Cartilla de racionamiento y cupones que se cortaban con cada suministro.
_____
Eran los años inmediatos posteriores a la Guerra. Se carecía de todo. Bueno, sólo algunos. Porque a otros no les faltaba de nada. Lo habitual era la miseria, el racionamiento y el estraperlo, vocabulario del lenguaje coloquial que pasó a formar parte del acervo popular.
El Estado ejercía un intervencionismo total como garantía de que el abastecimiento, siquiera de los productos de consumo básicos, estuviera garantizado, pero no de manera arbitraria sino rigurosamente controlada su distribución. En síntesis, el racionamiento consistía en el suministro periódico en los comercios de ultramarinos de una serie de raciones más bien escasas de alimentos de primera necesidad según el criterio preestablecido por el gobierno de la Nación.

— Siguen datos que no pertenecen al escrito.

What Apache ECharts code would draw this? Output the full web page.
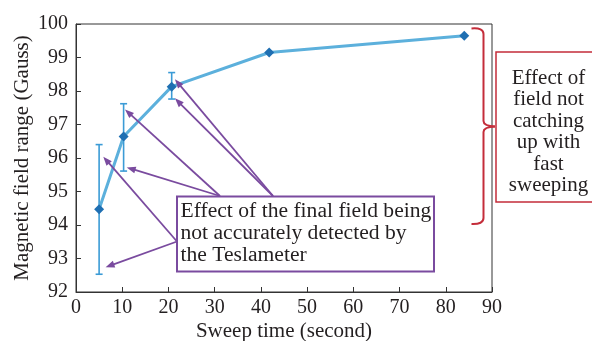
<!DOCTYPE html>
<html><head><meta charset="utf-8">
<script src="https://cdn.jsdelivr.net/npm/echarts@6/dist/echarts.min.js"></script>
<style>html,body{margin:0;padding:0;background:#fff}#c{width:592px;height:341px}</style>
</head><body><div id="c"></div>
<script>
var sweepTime = [5, 10.3, 20.7, 41.8, 84.0];
var fieldRange = [94.47, 96.64, 98.13, 99.15, 99.65];
var errLow = [92.53, 95.61, 97.76, null, null];
var errHigh = [96.40, 97.62, 98.55, null, null];
var xTicks = [0, 10, 20, 30, 40, 50, 60, 70, 80, 90];
var yTicks = [92, 93, 94, 95, 96, 97, 98, 99, 100];
// arrow tips (data coords) for purple annotation
var arrowTips = [[5.9, 96.04], [6.4, 92.74], [10.97, 95.72], [10.6, 97.45], [21.4, 97.78], [21.4, 98.35]];
var purpleText = ['Effect of the final field being', 'not accurately detected by', 'the Teslameter'];
var redText = ['Effect of', 'field not', 'catching', 'up with', 'fast', 'sweeping'];

var FONT = "'Liberation Serif','Times New Roman',serif";
var TXT = '#231f20';
var PURPLE = '#7a4b9f';
var RED = '#c42d3a';

var lineData = sweepTime.map(function (x, i) { return [x, fieldRange[i]]; });
var errData = [];
sweepTime.forEach(function (x, i) { if (errLow[i] != null) errData.push([x, errLow[i], errHigh[i]]); });

var chart = echarts.init(document.getElementById('c'), null, { renderer: 'canvas' });
chart.setOption({
  animation: false,
  grid: { left: 76, right: 100, top: 24, bottom: 49, outerBoundsMode: 'none', containLabel: false,
    show: true, borderColor: '#333', borderWidth: 1, backgroundColor: 'transparent' },
  xAxis: {
    type: 'value', min: 0, max: 90, interval: 10,
    name: 'Sweep time (second)', nameLocation: 'middle', nameGap: 29, nameMoveOverlap: false,
    nameTextStyle: { fontFamily: FONT, fontSize: 21, color: TXT },
    axisLine: { show: true, lineStyle: { color: '#333' } },
    axisTick: { show: true, inside: true, length: 5, lineStyle: { color: '#333' } },
    axisLabel: { fontFamily: FONT, fontSize: 20, color: TXT, margin: 6,
      formatter: function (v) { return xTicks.indexOf(v) >= 0 ? String(v) : ''; } },
    splitLine: { show: false }
  },
  yAxis: {
    type: 'value', min: 92, max: 100, interval: 1,
    name: 'Magnetic field range (Gauss)', nameLocation: 'middle', nameGap: 43, nameMoveOverlap: false,
    nameTextStyle: { fontFamily: FONT, fontSize: 21, color: TXT },
    axisLine: { show: true, lineStyle: { color: '#333' } },
    axisTick: { show: true, inside: true, length: 5, lineStyle: { color: '#333' } },
    axisLabel: { fontFamily: FONT, fontSize: 20, color: TXT, margin: 8,
      formatter: function (v) { return yTicks.indexOf(v) >= 0 ? String(v) : ''; } },
    splitLine: { show: false }
  },
  series: [
    {
      type: 'custom', z: 3,
      data: errData,
      renderItem: function (params, api) {
        var x = api.value(0);
        var lo = api.coord([x, api.value(1)]);
        var hi = api.coord([x, api.value(2)]);
        var w = 3.5;
        var st = { stroke: '#3b9bd6', lineWidth: 1.6 };
        return { type: 'group', children: [
          { type: 'line', shape: { x1: lo[0], y1: lo[1], x2: hi[0], y2: hi[1] }, style: st },
          { type: 'line', shape: { x1: lo[0] - w, y1: lo[1], x2: lo[0] + w, y2: lo[1] }, style: st },
          { type: 'line', shape: { x1: hi[0] - w, y1: hi[1], x2: hi[0] + w, y2: hi[1] }, style: st }
        ] };
      }
    },
    {
      type: 'line', z: 4,
      data: lineData,
      symbol: 'diamond', symbolSize: 10,
      lineStyle: { color: '#5cb0dc', width: 3 },
      itemStyle: { color: '#1f6fb2' }
    }
  ]
});

function arrow(from, to) {
  var dx = to[0] - from[0], dy = to[1] - from[1];
  var L = Math.sqrt(dx * dx + dy * dy);
  var ux = dx / L, uy = dy / L;
  var hl = 9, hw = 3.5;
  var bx = to[0] - ux * hl, by = to[1] - uy * hl;
  return [
    { type: 'line', shape: { x1: from[0], y1: from[1], x2: bx + ux * 2, y2: by + uy * 2 }, style: { stroke: PURPLE, lineWidth: 1.8 }, z: 10 },
    { type: 'polygon', shape: { points: [[to[0], to[1]], [bx - uy * hw, by + ux * hw], [bx + uy * hw, by - ux * hw]] }, style: { fill: PURPLE }, z: 10 }
  ];
}

var origins = [[177, 241.5], [177, 241.5], [220, 196], [220, 196], [273, 196], [273, 196]];
var g = [];
arrowTips.forEach(function (t, i) {
  var p = chart.convertToPixel({ gridIndex: 0 }, t);
  g = g.concat(arrow(origins[i], p));
});
g.push({ type: 'rect', shape: { x: 177, y: 196.5, width: 257, height: 75 }, style: { fill: '#fff', stroke: PURPLE, lineWidth: 2 }, z: 11 });
g.push({ type: 'text', x: 180.5, y: 200.5, style: { text: purpleText.join('\n'), font: '21.6px ' + FONT, fill: TXT, lineHeight: 22, textVerticalAlign: 'top' }, z: 12 });
// red brace
var bs = { stroke: RED, lineWidth: 2, fill: null };
g.push({ type: 'bezierCurve', shape: { x1: 471.5, y1: 28.5, cpx1: 483.5, cpy1: 27.5, x2: 483.5, y2: 34 }, style: bs, z: 10 });
g.push({ type: 'line', shape: { x1: 483.5, y1: 34, x2: 483.5, y2: 121 }, style: bs, z: 10 });
g.push({ type: 'bezierCurve', shape: { x1: 483.5, y1: 121, cpx1: 483.5, cpy1: 126, x2: 495, y2: 126.5 }, style: bs, z: 10 });
g.push({ type: 'bezierCurve', shape: { x1: 495, y1: 126.5, cpx1: 483.5, cpy1: 127, x2: 483.5, y2: 132 }, style: bs, z: 10 });
g.push({ type: 'line', shape: { x1: 483.5, y1: 132, x2: 483.5, y2: 218 }, style: bs, z: 10 });
g.push({ type: 'bezierCurve', shape: { x1: 483.5, y1: 218, cpx1: 483.5, cpy1: 224.5, x2: 471.5, y2: 224 }, style: bs, z: 10 });
g.push({ type: 'rect', shape: { x: 496, y: 52, width: 110, height: 150 }, style: { fill: '#fff', stroke: RED, lineWidth: 1.5 }, z: 10 });
g.push({ type: 'text', x: 548.5, y: 67.5, style: { text: redText.join('\n'), font: '21px ' + FONT, fill: TXT, lineHeight: 21.5, textAlign: 'center', textVerticalAlign: 'top' }, z: 12 });
chart.setOption({ graphic: g });
</script></body></html>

Eran el aceite medido con aquellos viejos aparatos manuales de émbolo; azúcar, a veces morena porque se decía que era más natural aunque menos apreciada; arroz; legumbres (garbanzos, lentejas y alubias); chocolate; tocino bien gordo, con sal abundante, y en ocasiones rancio, transportado en unos enormes cajones de madera; harina; alguna pasta como fideos; patatas; pan, y puede que otros más. En general y por no alargar la lista, una serie de productos tanto de alimentación como de aseo, es el caso del jabón, que había que pagar religiosamente al precio fijado por el Estado.
El caso es que para poder retirar el suministro asignado a cada familia era preciso disponer de la llamada cartilla de racionamiento que expedía la Comisaría de Abastecimientos y Transportes, Abastos para no andar con enredos, de tal modo que por cada ración había que entregar un número determinado de cupones en el comercio encargado de despacharla. En este sentido, durante el periodo de tiempo que se señalaba, en el caso que nos ocupa cuatro semanas en febrero del año 1952, “se efectuará un suministro de los artículos que a continuación se indican, y en la forma que se detalla a esta capital”, decía el Gobernador civil en un comunicado rutinario que semanalmente publicaban los periódicos. A los adultos, un litro de aceite, 400 gramos de azúcar y 200 de jabón; a los infantiles medio litro de aceite y un kilo de azúcar; y a las madres gestantes, medio litro de aceite y 500 gramos de azúcar”, en todos los casos “previo el corte de los cupones” correspondientes, recogía de manera taxativa la orden reguladora del abastecimiento. Es lógico suponer que otras semanas el racionamiento que se suministraba podía ser de legumbres (garbanzos y alubias) y arroz a razón de medio kilo por persona para la población adulta, que tenía derecho asimismo a dos kilos de patatas por persona, 100 gramos de pasta de sopa, idéntica cantidad de café y 200 gramos de chocolate, cantidades que naturalmente eran más pequeñas si se trataba de la población infantil.
Con el tabaco sucedía algo parecido. Tampoco se podía fumar lo que se quería o apetecía porque estaba igualmente racionado e intervenido. Aunque eso sí, incluso los no fumadores, bien por convicción o como manera de aliviar la economía familiar con la venta a terceros, solicitaban y estaban provistos de la correspondiente “tarjeta de fumador” que expedía “La Dirección de la Tabacalera, S.A.” y por consiguiente sacaban el tabaco de la expendeduría.
Algo parecido ocurría con la gasolina que se entregaba en “cupos a taxistas, médicos y sacerdotes”. Y tampoco extrañaba en la época que el Sindicato de la Piel pusiera “a la venta en las zapaterías calzado económico de tipo nacional para caballero a razón de un par por persona previa presentación de la Tarjeta de Abastecimientos”.
Al abrigo de la miseria, la escasez y el racionamiento surgió y funcionó el estraperlo, que no era sino el comercio fraudulento y el cobro de precios abusivos por artículos de primera necesidad intervenidos por el Estado, es decir, un comercio ilegal en toda regla. Se trataba de un pujante mercado negro en el que la picaresca era la nota destacada, que terminó erradicándose por sí mismo cuando al cabo de los años se pudieron superar las calamidades de la posguerra y normalizarse el consumo con la desaparición de las cartillas del racionamiento.